The History of Canadian Rock 'n' Roll By Bob Mersereau Backbeat Books, 288 pp., $24.99.
Any book that attempts to offer bite-size career capsules of Neil Young, Joni Mitchell, the Guess Who, Triumph, Loverboy, Bryan Adams, K.D. Lang, Alanis Morissette, Rush, Leonard Cohen, Ian & Sylvia, April Wine, Celine Dion, Shania Twain, Men Without Hats, Tegan and Sara, Michael Buble, Arcade Fire and Justin Beiber in one tome certainly gets credit for its breadth and ambition.
Then again, the country of Canada consists of almost 3.9 million square miles. That's a lot of space to cover with music.
Mersereau, a music journo and producer with the Canadian Broadcasting Company since 1985, has tackled the topic with skill, if a somewhat Wikipedia-style writing style sometimes. But a chunk of the interest in this book is the connections that he makes between the acts and the unique conditions and challenges that Canadian musicians have.

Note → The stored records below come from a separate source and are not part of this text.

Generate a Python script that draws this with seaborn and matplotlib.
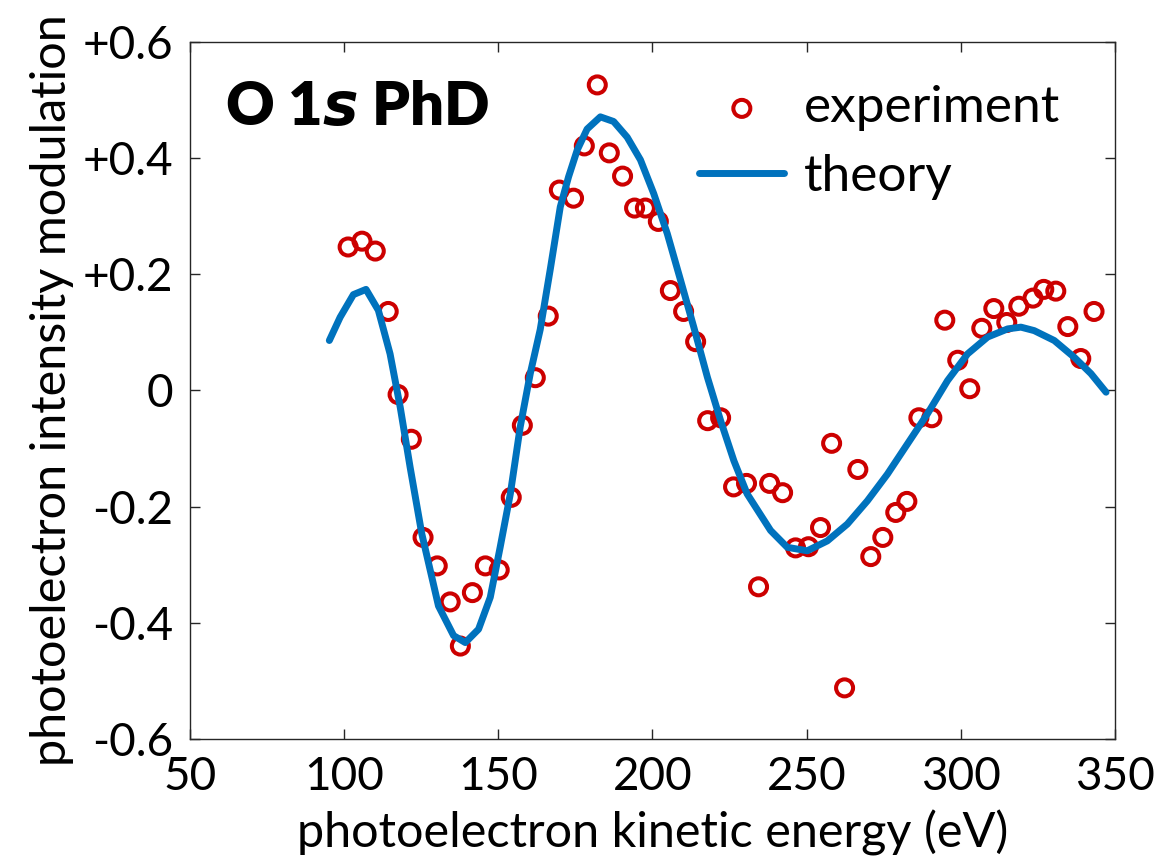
import numpy as np
import pandas as pd
import matplotlib
matplotlib.use("Agg")
import matplotlib.pyplot as plt
import seaborn as sns

#Experiment points (kinetic energy in eV, modulation)
exp_energy = [101.3, 105.8, 110.1, 114.3, 117.5, 121.8, 125.6, 130.2, 134.4, 137.7,
              141.6, 145.8, 150.3, 154.2, 157.8, 162.0, 166.2, 169.8, 174.4, 177.9,
              182.1, 186.0, 190.3, 194.2, 197.7, 201.9, 205.8, 210.1, 214.0, 217.9,
              222.1, 226.3, 230.5, 234.4, 238.0, 242.2, 246.4, 250.6, 254.5, 258.1,
              262.3, 266.6, 270.8, 274.7, 278.9, 282.5, 286.4, 290.6, 294.8, 299.0,
              302.9, 306.8, 310.7, 314.9, 318.8, 323.4, 326.9, 330.8, 334.7, 338.9,
              343.2]
exp_modulation = [0.247, 0.257, 0.240, 0.136, -0.007, -0.084, -0.253, -0.302, -0.364, -0.440,
                  -0.348, -0.302, -0.309, -0.184, -0.060, 0.022, 0.128, 0.345, 0.331, 0.421,
                  0.526, 0.409, 0.369, 0.314, 0.314, 0.291, 0.172, 0.136, 0.084, -0.052,
                  -0.047, -0.166, -0.160, -0.338, -0.160, -0.176, -0.271, -0.269, -0.236, -0.091,
                  -0.512, -0.136, -0.286, -0.253, -0.210, -0.191, -0.047, -0.047, 0.121, 0.052,
                  0.003, 0.107, 0.141, 0.117, 0.145, 0.159, 0.174, 0.171, 0.110, 0.055,
                  0.136]

#Theory curve
theory_energy = [95.2, 98.7, 103.0, 107.1, 111.1, 114.9, 118.2, 121.4, 125.2, 130.6,
                 135.5, 139.3, 143.6, 147.4, 150.6, 153.9, 157.1, 160.4, 163.6, 166.9,
                 170.1, 172.8, 175.6, 178.8, 183.1, 187.4, 191.8, 196.1, 200.4, 204.8,
                 209.1, 213.4, 217.8, 222.1, 226.4, 230.7, 238.3, 243.7, 250.2, 256.7,
                 263.2, 269.7, 276.2, 282.7, 289.2, 295.7, 302.2, 308.7, 315.2, 319.5,
                 323.8, 330.3, 336.8, 342.2, 347.1]
theory_modulation = [0.086, 0.126, 0.165, 0.174, 0.138, 0.063, -0.029, -0.132, -0.247, -0.371,
                     -0.422, -0.434, -0.411, -0.356, -0.270, -0.178, -0.063, 0.030, 0.105, 0.210,
                     0.316, 0.368, 0.414, 0.450, 0.471, 0.463, 0.436, 0.397, 0.339, 0.270,
                     0.190, 0.109, 0.023, -0.052, -0.121, -0.178, -0.241, -0.270, -0.276, -0.259,
                     -0.230, -0.190, -0.144, -0.092, -0.040, 0.017, 0.063, 0.092, 0.106, 0.109,
                     0.103, 0.086, 0.057, 0.029, -0.003]

x_ticks = [50, 100, 150, 200, 250, 300, 350]
y_ticks = [0.6, 0.4, 0.2, 0, -0.2, -0.4, -0.6]
y_tick_labels = ["+0.6", "+0.4", "+0.2", "0", "-0.2", "-0.4", "-0.6"]

RED = "#cc0000"
BLUE = "#0072bd"

sns.set_style("ticks")
plt.rcParams["font.family"] = ["Lato", "DejaVu Sans"]
plt.rcParams["text.color"] = "black"
plt.rcParams["axes.labelcolor"] = "black"

exp_df = pd.DataFrame({"energy": exp_energy, "mod": exp_modulation})
theory_df = pd.DataFrame({"energy": theory_energy, "mod": theory_modulation})

fig = plt.figure(figsize=(11.54, 8.61), dpi=100)
ax = fig.add_axes([0.1646, 0.1417, 0.8016, 0.8096])

sns.scatterplot(data=exp_df, x="energy", y="mod", ax=ax, marker="o", s=150,
                facecolor="none", edgecolor=RED, linewidth=2.9, label="experiment",
                zorder=2)
sns.lineplot(data=theory_df, x="energy", y="mod", ax=ax, color=BLUE, linewidth=5,
             sort=False, label="theory", zorder=3)

ax.set_xlim(50, 350)
ax.set_ylim(-0.6, 0.6)
ax.set_xticks(x_ticks)
ax.set_yticks(y_ticks)
ax.set_yticklabels(y_tick_labels)

ax.tick_params(direction="in", length=7, width=1, top=True, right=True,
               labelsize=33, pad=12, colors="#262626", labelcolor="black")
for side in ["top", "bottom", "left", "right"]:
    ax.spines[side].set_visible(True)
    ax.spines[side].set_color("#262626")
    ax.spines[side].set_linewidth(1)

ax.set_xlabel("photoelectron kinetic energy (eV)", fontsize=35, labelpad=9)
ax.set_ylabel("photoelectron intensity modulation", fontsize=35, labelpad=6)

ax.text(0.038, 0.881, r"O 1$\boldsymbol{s}$ PhD", transform=ax.transAxes,
        fontsize=43, fontweight="heavy", va="baseline", ha="left")

leg = ax.legend(loc="upper right", bbox_to_anchor=(0.98, 0.99), frameon=False,
                fontsize=37, handlelength=1.65, handletextpad=0.39, labelspacing=0.45,
                borderpad=0.2)

fig.savefig("out.png", dpi=100)
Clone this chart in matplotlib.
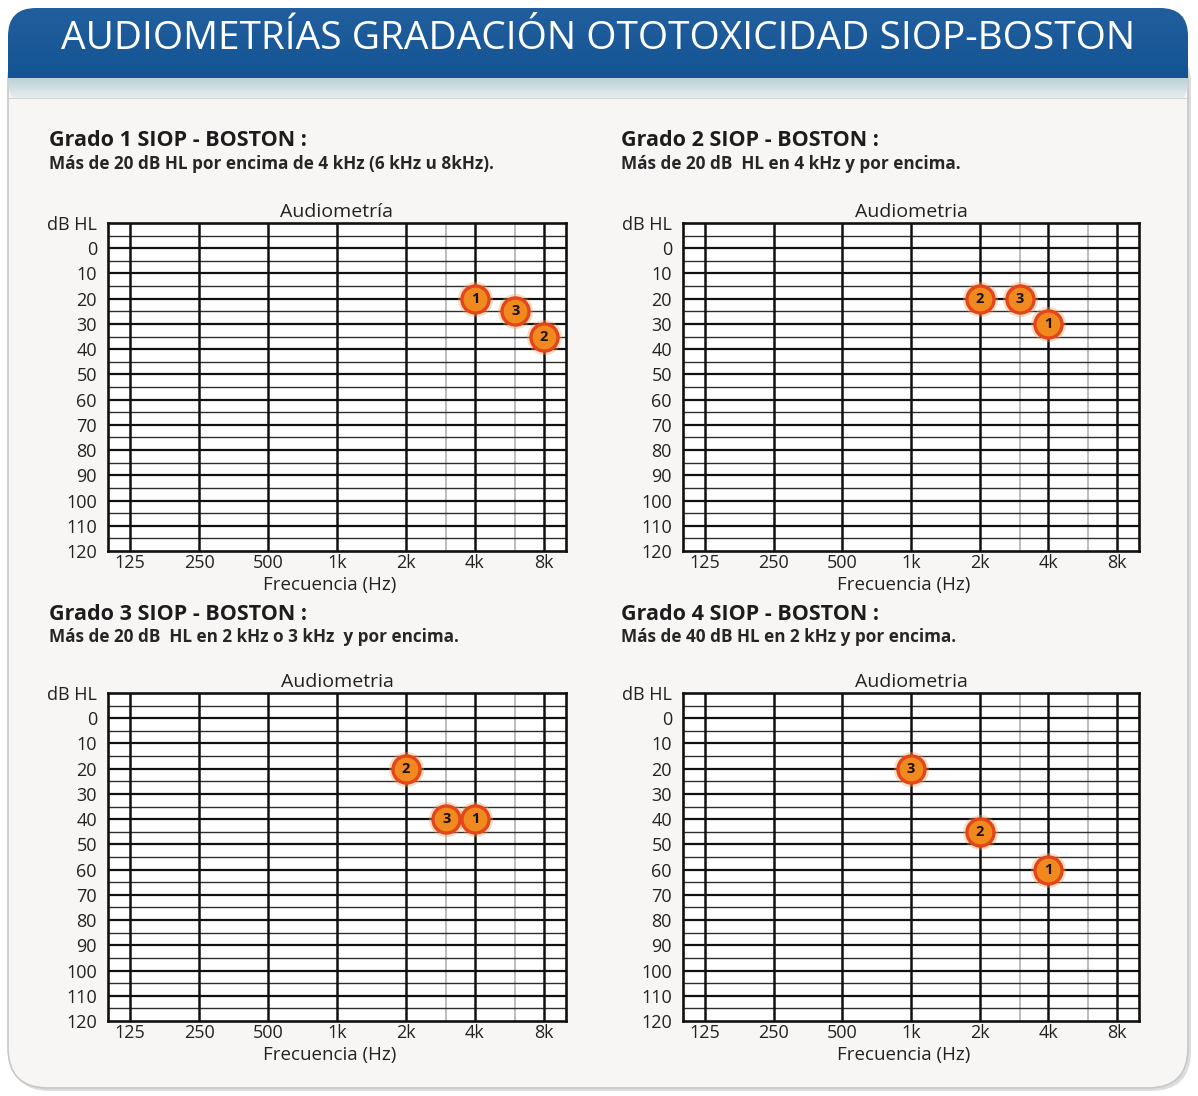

After all, it's a big country with detailed regional scenes, and without the venues, media and centers of recording activity that its neighbor to the south has in abundance. Still, that hasn't stopped Rockin' (and Croonin'...and Screamin'...) Canucks from making a big impact worldwide.
Neil Young, Rush and Celine Dion are perhaps the most successful acts to come from the Great White North, in radically different genres. Morissette's Jagged Little Pill was the best selling rock album of the '90s. Nickelback was declared the "Top Rock Band" of 2000-2009 by Billboard. And the artist with the record for most consecutive weeks at No. 1 on the British charts since they started keeping charts? Bryan Adams.
But Mersereau's book also covers lesser-known acts who either made brief impacts in the U.S. or remain Canadian favorites like The Tragically Hip, Terry Jacks, Chilliwack and Lighthouse. And the country's Sarah MacLachlan gave us the Lilith Fair and commercial with starving animals.
The careers of Canadian producers like Daniel Lanois (U2, Bob Dylan), Bob Rock (Metallica, Aerosmith), Bob Ezrin (Pink Floyd, KISS) and David Foster (Michael Jackson, Celine Dion) are also covered.
The book does suffer a bit from the dearth of original interviews, because when an artist gets a chance for extended commentary from the vantage point of today, it's enlightening. Nevertheless, it's a compact guide to decade of Canadian performers and music.